* [WHAT TO WORK ON]
Could the lines from the start of the data through the line with "plt.rcParams['font.family'] = ['Liberation" be set down exactly, with no pictures among them?

* [Figure scripts]
>> begin

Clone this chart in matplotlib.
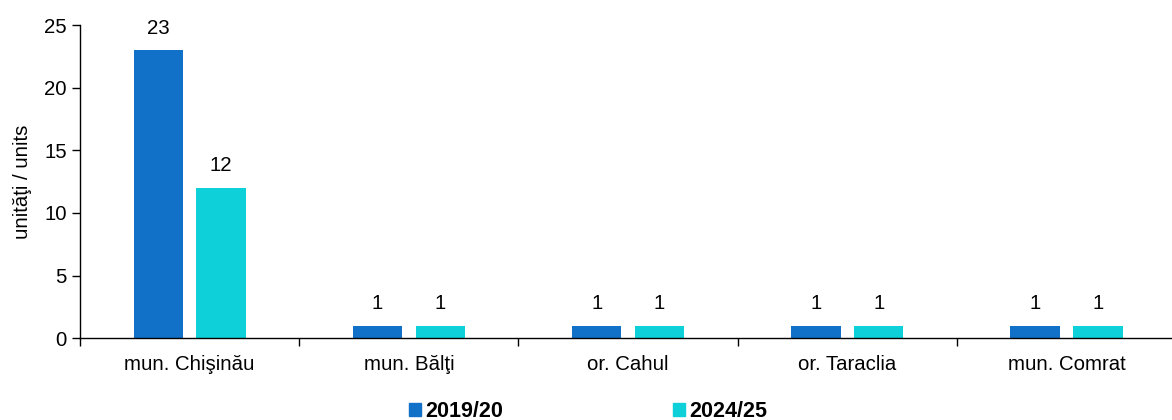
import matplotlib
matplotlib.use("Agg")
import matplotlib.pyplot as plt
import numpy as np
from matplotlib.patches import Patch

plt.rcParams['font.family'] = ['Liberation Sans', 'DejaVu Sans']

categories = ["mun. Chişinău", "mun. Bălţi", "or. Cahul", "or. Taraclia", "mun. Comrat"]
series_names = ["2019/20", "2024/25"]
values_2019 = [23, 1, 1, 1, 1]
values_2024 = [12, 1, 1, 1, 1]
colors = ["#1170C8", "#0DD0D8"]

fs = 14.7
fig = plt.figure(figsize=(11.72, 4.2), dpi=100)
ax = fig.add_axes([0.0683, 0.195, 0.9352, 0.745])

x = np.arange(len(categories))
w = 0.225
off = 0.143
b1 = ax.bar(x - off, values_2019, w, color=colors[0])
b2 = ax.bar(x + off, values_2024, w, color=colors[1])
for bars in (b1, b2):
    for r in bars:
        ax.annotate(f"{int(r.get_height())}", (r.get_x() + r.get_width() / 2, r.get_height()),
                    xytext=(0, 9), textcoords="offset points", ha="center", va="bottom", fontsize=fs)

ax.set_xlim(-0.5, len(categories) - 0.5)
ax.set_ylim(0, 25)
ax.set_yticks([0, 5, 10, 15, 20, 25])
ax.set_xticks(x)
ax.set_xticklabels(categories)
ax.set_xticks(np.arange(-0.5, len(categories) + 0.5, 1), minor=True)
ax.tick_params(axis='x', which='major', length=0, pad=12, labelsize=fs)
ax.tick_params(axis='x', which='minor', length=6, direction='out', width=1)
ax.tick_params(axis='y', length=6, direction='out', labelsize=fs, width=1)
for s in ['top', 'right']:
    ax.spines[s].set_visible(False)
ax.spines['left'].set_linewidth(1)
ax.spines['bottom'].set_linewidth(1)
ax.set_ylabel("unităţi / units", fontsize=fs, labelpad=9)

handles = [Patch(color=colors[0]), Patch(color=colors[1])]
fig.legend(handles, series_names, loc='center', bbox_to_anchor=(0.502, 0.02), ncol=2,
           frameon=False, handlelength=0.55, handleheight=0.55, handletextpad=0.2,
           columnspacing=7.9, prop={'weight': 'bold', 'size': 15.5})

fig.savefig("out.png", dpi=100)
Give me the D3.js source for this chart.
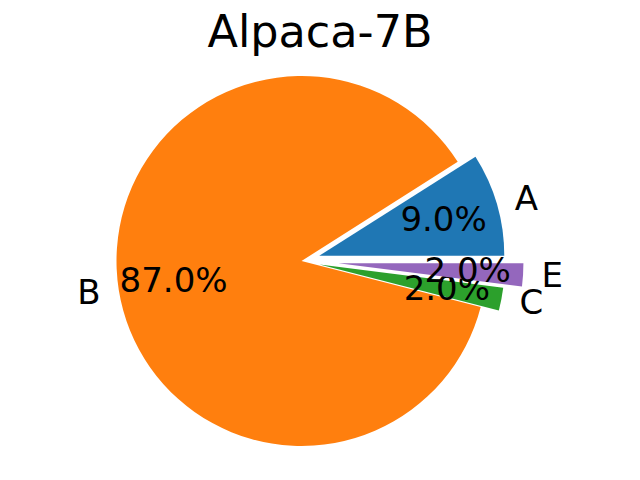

>> end

* [ANSWER TO THE EXERCISE]
Clone this chart in matplotlib.
import matplotlib
matplotlib.use("Agg")
import matplotlib.pyplot as plt
import numpy as np
from matplotlib.patches import Patch

plt.rcParams['font.family'] = ['Liberation Sans', 'DejaVu Sans']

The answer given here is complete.